In Melodia invece l’artista si sposta verso il concetto delicato della necessità di non svelarsi, di restare dietro il velo a osservare il mondo, pur percependo l’impulso di farne timidamente parte; la figura sembra dissolversi all’interno delle pennellate soffuse e sfumate, come se attendesse il crescere della musica evocata dal titolo, per trovare il coraggio di rivelarsi e di cominciare a ballare nella vita.

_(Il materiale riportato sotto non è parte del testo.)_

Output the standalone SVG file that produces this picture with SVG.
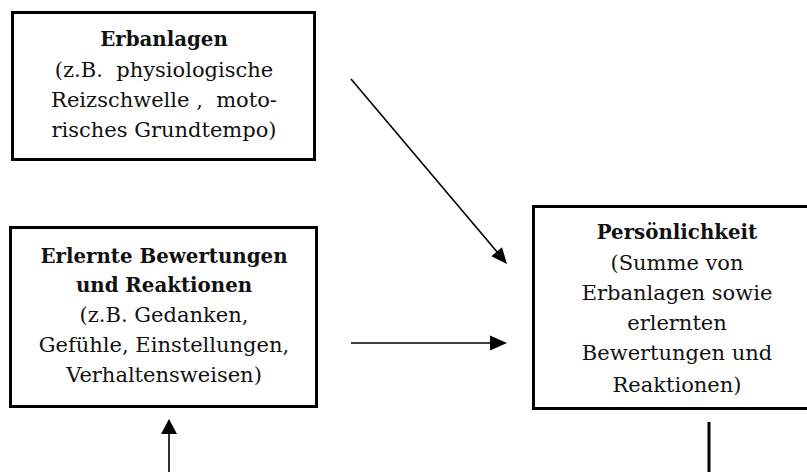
<svg xmlns="http://www.w3.org/2000/svg" width="807" height="472" viewBox="0 0 807 472">
<style>
.box{fill:#fff;stroke:#000;stroke-width:3}
text{font-family:"DejaVu Serif","Liberation Serif",serif;font-size:21px;fill:#111;text-anchor:middle;white-space:pre}
.b{font-weight:bold;font-size:19.8px}
.ln{stroke:#000;stroke-width:1.6;fill:none}
</style>
<rect width="807" height="472" fill="#fff"/>
<g id="erbanlagen">
<rect class="box" x="12.5" y="12.5" width="302" height="147"/>
<text class="b" x="164" y="46">Erbanlagen</text>
<text x="164" y="77">(z.B.  physiologische</text>
<text x="164" y="107">Reizschwelle ,  moto-</text>
<text x="164" y="137">risches Grundtempo)</text>
</g>
<g id="erlernte">
<rect class="box" x="10.5" y="227.5" width="306" height="179"/>
<text class="b" x="164" y="263">Erlernte Bewertungen</text>
<text class="b" x="164" y="292">und Reaktionen</text>
<text x="164" y="322">(z.B. Gedanken,</text>
<text x="164" y="352">Gefühle, Einstellungen,</text>
<text x="164" y="382">Verhaltensweisen)</text>
</g>
<g id="persoenlichkeit">
<rect class="box" x="533.5" y="206.5" width="290" height="202"/>
<text class="b" x="677" y="239">Persönlichkeit</text>
<text x="677" y="270">(Summe von</text>
<text x="677" y="300">Erbanlagen sowie</text>
<text x="677" y="330">erlernten</text>
<text x="677" y="360">Bewertungen und</text>
<text x="677" y="392">Reaktionen)</text>
</g>
<g id="connectors">
<path d="M351,79 L498,253" class="ln"/>
<path d="M507,264 L491.3,256.3 L502,247.3 Z" fill="#000"/>
<path d="M351,343 L495,343" class="ln"/>
<path d="M490,335.5 L507,343 L490,350.5 Z" fill="#000"/>
<path d="M169,472 L169,432" class="ln"/>
<path d="M161,434 L169,419 L177,434 Z" fill="#000"/>
<path d="M709,422 L709,472" stroke="#000" stroke-width="3"/>
</g>
</svg>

In altre opere invece Sonia Babini predilige il linguaggio puramente astratto, lasciando che siano le forme e i colori a stabilire il pulsare emotivo del concetto che desidera rappresentare, lasciando che le pennellate e le tonalità siano più definite, più determinanti per il risultato finale, come nella tela Un’altra via d’uscita in cui la linea rossa centrale, definita e ben delineata, sembra essere un elemento di rottura tra due mondi distinti, tra due visioni opposte eppure complementari di una circostanza che ha bisogno di trovare una risoluzione.
L’elemento di disturbo spesso costituisce esattamente quella risorsa inattesa e inizialmente disturbante da cui si genera invece un’opzione migliore rispetto alle ipotesi precedenti, un salto nel buio che non ha né le caratteristiche di certezza del terreno precedente, rappresentato attraverso la sfera irregolare immersa nel grigio chiaro, né quelle di imprevedibile insicurezza raccontate dall’artista mediante una fascia scura e cupa che sembra contenere complicazioni e tratti sfavorevoli.
Uno stile personale e distintivo che ha la singolare capacità di coinvolgere l’osservatore andandone a toccare le corde interiori, quelle istintive che lo conducono dentro l’opera in maniera spontanea, sentendosene parte, condividendone le atmosfere emotive. Sonia Babini ha alle spalle un lungo percorso artistico che l’ha vista partecipare e innumerevoli mostre personali e collettive in Italia e all’estero – Mosca, Londra, Barcellona, Parigi, Montecarlo, Nizza tra le città più importanti – e nel corso degli anni ha ricevuto numerosi e importanti premi d’arte.